You’re in a night club. It packed and jumping. Lights, music, lasers, dancers and drink. Someone approaches you. They say something but with all the noise it’s almost impossible to hear. If you could concentrate on their face, lip read, you could probably have picked up what they said. Was that “Would you like to dance?” or “Would you like a drink?” but at the crucial moment you spot someone behind them doing the most ridiculous dance you’ve ever seen! And you don’t even want to be there. You were dragged along by your mates. The message isn’t just lost, its unwelcome.
We all recognise that scenario but what’s it got to do with training? Well, learning is dependent upon clear communication, concentration and motivation.
Imagine… You’re in a training room. The trainer is great, very engaging. But it’s hot. One of the fluorescent lights has a slight flicker. There’s a continual rustle of papers. John keeps checking his emails on his phone. And, that person in the corner keeps tapping their pen on their teeth! How’s the concentration? How much are you taking in? And it’s a Health & Safety refresher and the sun is shining outside for the first time in days.

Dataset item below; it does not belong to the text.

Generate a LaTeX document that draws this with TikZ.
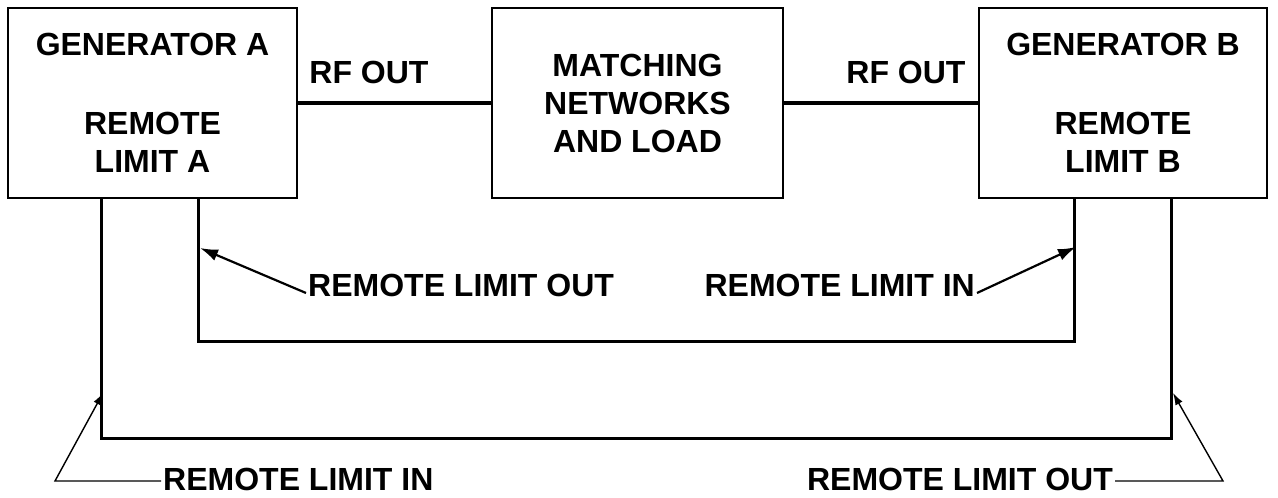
\documentclass[tikz,border=0pt]{standalone}
\usepackage{fontspec}
\setmainfont{Liberation Sans}
\usetikzlibrary{positioning,arrows.meta}

\begin{document}
\begin{tikzpicture}[
  x=1pt, y=1pt,
  module/.style={rectangle, draw, line width=2.6pt, minimum height=190pt, align=center, font=\bfseries\fontsize{32}{38}\selectfont},
  tag/.style={font=\bfseries\fontsize{32}{38}\selectfont, inner sep=2pt},
  rfline/.style={line width=4.5pt},
  wire/.style={line width=3pt},
  pointer/.style={-{Latex[length=18pt,width=12pt]}, line width=2.2pt},
  leader/.style={-{Latex[length=12pt,width=8pt]}, line width=1.4pt}
]
\useasboundingbox (0,0) rectangle (1278,498);

% Blocks
\node[module, minimum width=289pt] (GenA) at (152.5,395) {GENERATOR A\\[41pt]REMOTE\\LIMIT A};
\node[module, minimum width=291pt] (Match) at (637.5,395) {MATCHING\\NETWORKS\\AND LOAD};
\node[module, minimum width=288pt] (GenB) at (1123,395) {GENERATOR B\\[41pt]REMOTE\\LIMIT B};

% RF outputs
\node[tag] (RfA) at (369,426) {RF OUT};
\node[tag] (RfB) at (906,426) {RF OUT};
\draw[rfline] (GenA.east) -- (Match.west);
\draw[rfline] (GenB.west) -- (Match.east);

% Remote limit wiring
\draw[wire] ([xshift=192pt]GenA.south west) -- ++(0,-142) -| ([xshift=97pt]GenB.south west);
\draw[wire] ([xshift=95pt]GenA.south west) -- ++(0,-239) -| ([xshift=194pt]GenB.south west);

% Labels
\node[tag, anchor=west] (OutA) at (306,213) {REMOTE LIMIT OUT};
\node[tag, anchor=east] (InB) at (977,213) {REMOTE LIMIT IN};
\node[tag, anchor=west] (InA) at (161,19) {REMOTE LIMIT IN};
\node[tag, anchor=east] (OutB) at (1115,19) {REMOTE LIMIT OUT};

\coordinate (tipOutA) at (200,250);
\coordinate (tipInB) at (1076,251);
\coordinate (tipInA) at (103,105);
\coordinate (tipOutB) at (1173,105);
\coordinate (kneeA) at (55,17);
\coordinate (kneeB) at (1223,17);

\draw[pointer] ([yshift=-8pt]OutA.west) -- (tipOutA);
\draw[pointer] ([yshift=-8pt]InB.east) -- (tipInB);
\draw[leader] ([yshift=-2pt]InA.west) -- (kneeA) -- (tipInA);
\draw[leader] ([yshift=-2pt]OutB.east) -- (kneeB) -- (tipOutB);

\end{tikzpicture}
\end{document}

A very different scenario but the same problems; problems that aren’t simply limited to the classroom.
In order to deliver a learning input successfully you need a ‘clean signal’ without the static that can interfere with the clarity of the message.
Video is currently de rigueur and can be an invaluable media to demonstrating behaviours and application of learning. But it is also being used to deliver knowledge based, cognitive training. Whilst it may engage the learner it is a medium that contains multiple stimuli; a noisy signal. Engagement may be increased but learning outcomes run the risk of being compromised. Gamification can fall foul of the same issues if the mechanics of the game itself require a percentage of the bandwidth of the learner, distracting them from taking in the core knowledge that is the focus of the learning outcome.
If you want to improve knowledge acquisition the input must be clean and free of distraction. That is not to say that it cannot engage, because it must, and it can even entertain if it is structured and presented in the right way. But you must focus on the learning objectives and associated knowledge and nothing else; because anything else is just noise.